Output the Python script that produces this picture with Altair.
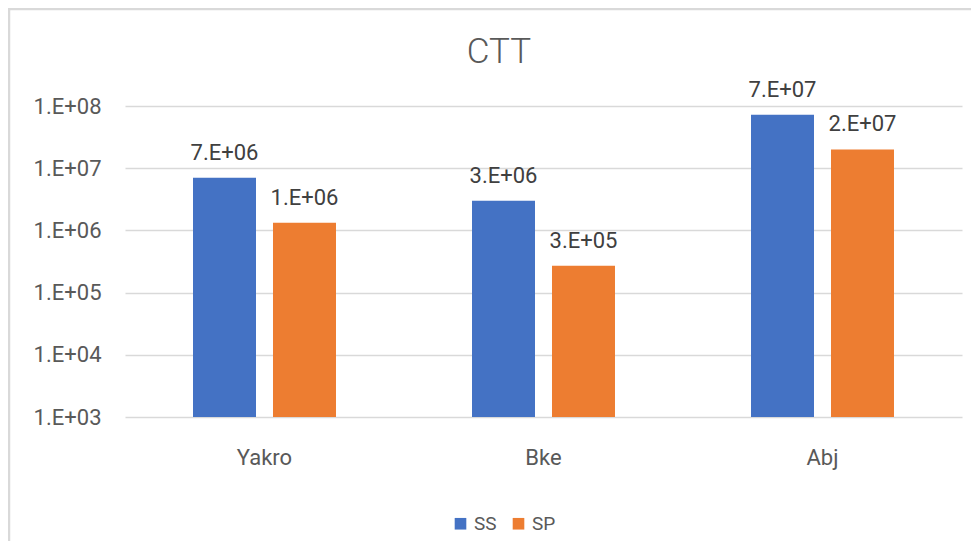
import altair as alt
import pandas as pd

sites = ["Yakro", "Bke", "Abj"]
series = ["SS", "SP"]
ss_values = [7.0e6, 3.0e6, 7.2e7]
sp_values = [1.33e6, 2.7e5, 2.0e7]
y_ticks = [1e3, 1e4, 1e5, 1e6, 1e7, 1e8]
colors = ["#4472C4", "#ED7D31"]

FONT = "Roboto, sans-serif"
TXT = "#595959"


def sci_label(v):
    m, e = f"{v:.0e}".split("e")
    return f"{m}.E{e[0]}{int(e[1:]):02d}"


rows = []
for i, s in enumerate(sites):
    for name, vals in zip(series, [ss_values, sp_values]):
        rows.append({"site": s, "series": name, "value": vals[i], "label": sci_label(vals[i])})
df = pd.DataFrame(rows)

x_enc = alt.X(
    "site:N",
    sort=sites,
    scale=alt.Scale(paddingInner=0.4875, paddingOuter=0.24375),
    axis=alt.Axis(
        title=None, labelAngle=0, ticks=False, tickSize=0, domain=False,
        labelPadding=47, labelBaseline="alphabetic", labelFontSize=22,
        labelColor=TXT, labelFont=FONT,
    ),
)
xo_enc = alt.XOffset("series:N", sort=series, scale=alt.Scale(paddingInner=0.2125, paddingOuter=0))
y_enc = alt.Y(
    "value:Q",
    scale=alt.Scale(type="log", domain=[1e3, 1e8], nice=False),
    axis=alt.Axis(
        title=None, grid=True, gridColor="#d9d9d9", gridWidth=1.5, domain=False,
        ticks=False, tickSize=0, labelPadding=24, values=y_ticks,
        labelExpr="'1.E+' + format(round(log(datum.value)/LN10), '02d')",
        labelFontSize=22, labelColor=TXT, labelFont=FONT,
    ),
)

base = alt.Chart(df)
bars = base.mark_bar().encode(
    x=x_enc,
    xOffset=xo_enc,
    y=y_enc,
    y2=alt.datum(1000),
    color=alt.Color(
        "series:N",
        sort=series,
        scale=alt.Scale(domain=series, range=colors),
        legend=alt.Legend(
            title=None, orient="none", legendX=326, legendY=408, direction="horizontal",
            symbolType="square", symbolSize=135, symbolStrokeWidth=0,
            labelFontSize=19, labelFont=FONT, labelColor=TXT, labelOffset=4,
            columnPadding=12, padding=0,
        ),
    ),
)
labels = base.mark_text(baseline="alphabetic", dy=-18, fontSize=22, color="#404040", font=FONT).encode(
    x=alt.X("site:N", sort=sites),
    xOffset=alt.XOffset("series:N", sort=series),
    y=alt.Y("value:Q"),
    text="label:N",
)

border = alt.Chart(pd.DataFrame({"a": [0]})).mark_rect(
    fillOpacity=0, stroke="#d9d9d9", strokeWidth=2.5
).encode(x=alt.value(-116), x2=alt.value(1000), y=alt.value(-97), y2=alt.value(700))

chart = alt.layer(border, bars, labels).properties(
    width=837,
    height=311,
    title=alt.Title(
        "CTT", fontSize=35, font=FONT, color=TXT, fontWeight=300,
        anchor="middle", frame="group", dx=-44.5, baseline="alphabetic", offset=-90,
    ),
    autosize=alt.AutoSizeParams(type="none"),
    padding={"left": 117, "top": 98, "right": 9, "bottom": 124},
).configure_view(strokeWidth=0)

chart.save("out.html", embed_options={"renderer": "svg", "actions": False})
*-*-*
**TASK TO COMPLETE:** Quote the data above in full, leaving out the pictures it holds.

**CORRECT OUTPUT:**
Output the Python script that produces this picture with Altair.
import altair as alt
import pandas as pd

sites = ["Yakro", "Bke", "Abj"]
series = ["SS", "SP"]
ss_values = [7.0e6, 3.0e6, 7.2e7]
sp_values = [1.33e6, 2.7e5, 2.0e7]
y_ticks = [1e3, 1e4, 1e5, 1e6, 1e7, 1e8]
colors = ["#4472C4", "#ED7D31"]

FONT = "Roboto, sans-serif"
TXT = "#595959"


def sci_label(v):
    m, e = f"{v:.0e}".split("e")
    return f"{m}.E{e[0]}{int(e[1:]):02d}"


rows = []
for i, s in enumerate(sites):
    for name, vals in zip(series, [ss_values, sp_values]):
        rows.append({"site": s, "series": name, "value": vals[i], "label": sci_label(vals[i])})
df = pd.DataFrame(rows)

x_enc = alt.X(
    "site:N",
    sort=sites,
    scale=alt.Scale(paddingInner=0.4875, paddingOuter=0.24375),
    axis=alt.Axis(
        title=None, labelAngle=0, ticks=False, tickSize=0, domain=False,
        labelPadding=47, labelBaseline="alphabetic", labelFontSize=22,
        labelColor=TXT, labelFont=FONT,
    ),
)
xo_enc = alt.XOffset("series:N", sort=series, scale=alt.Scale(paddingInner=0.2125, paddingOuter=0))
y_enc = alt.Y(
    "value:Q",
    scale=alt.Scale(type="log", domain=[1e3, 1e8], nice=False),
    axis=alt.Axis(
        title=None, grid=True, gridColor="#d9d9d9", gridWidth=1.5, domain=False,
        ticks=False, tickSize=0, labelPadding=24, values=y_ticks,
        labelExpr="'1.E+' + format(round(log(datum.value)/LN10), '02d')",
        labelFontSize=22, labelColor=TXT, labelFont=FONT,
    ),
)

base = alt.Chart(df)
bars = base.mark_bar().encode(
    x=x_enc,
    xOffset=xo_enc,
    y=y_enc,
    y2=alt.datum(1000),
    color=alt.Color(
        "series:N",
        sort=series,
        scale=alt.Scale(domain=series, range=colors),
        legend=alt.Legend(
            title=None, orient="none", legendX=326, legendY=408, direction="horizontal",
            symbolType="square", symbolSize=135, symbolStrokeWidth=0,
            labelFontSize=19, labelFont=FONT, labelColor=TXT, labelOffset=4,
            columnPadding=12, padding=0,
        ),
    ),
)
labels = base.mark_text(baseline="alphabetic", dy=-18, fontSize=22, color="#404040", font=FONT).encode(
    x=alt.X("site:N", sort=sites),
    xOffset=alt.XOffset("series:N", sort=series),
    y=alt.Y("value:Q"),
    text="label:N",
)

border = alt.Chart(pd.DataFrame({"a": [0]})).mark_rect(
    fillOpacity=0, stroke="#d9d9d9", strokeWidth=2.5
).encode(x=alt.value(-116), x2=alt.value(1000), y=alt.value(-97), y2=alt.value(700))

chart = alt.layer(border, bars, labels).properties(
    width=837,
    height=311,
    title=alt.Title(
        "CTT", fontSize=35, font=FONT, color=TXT, fontWeight=300,
        anchor="middle", frame="group", dx=-44.5, baseline="alphabetic", offset=-90,
    ),
    autosize=alt.AutoSizeParams(type="none"),
    padding={"left": 117, "top": 98, "right": 9, "bottom": 124},
).configure_view(strokeWidth=0)

chart.save("out.html", embed_options={"renderer": "svg", "actions": False})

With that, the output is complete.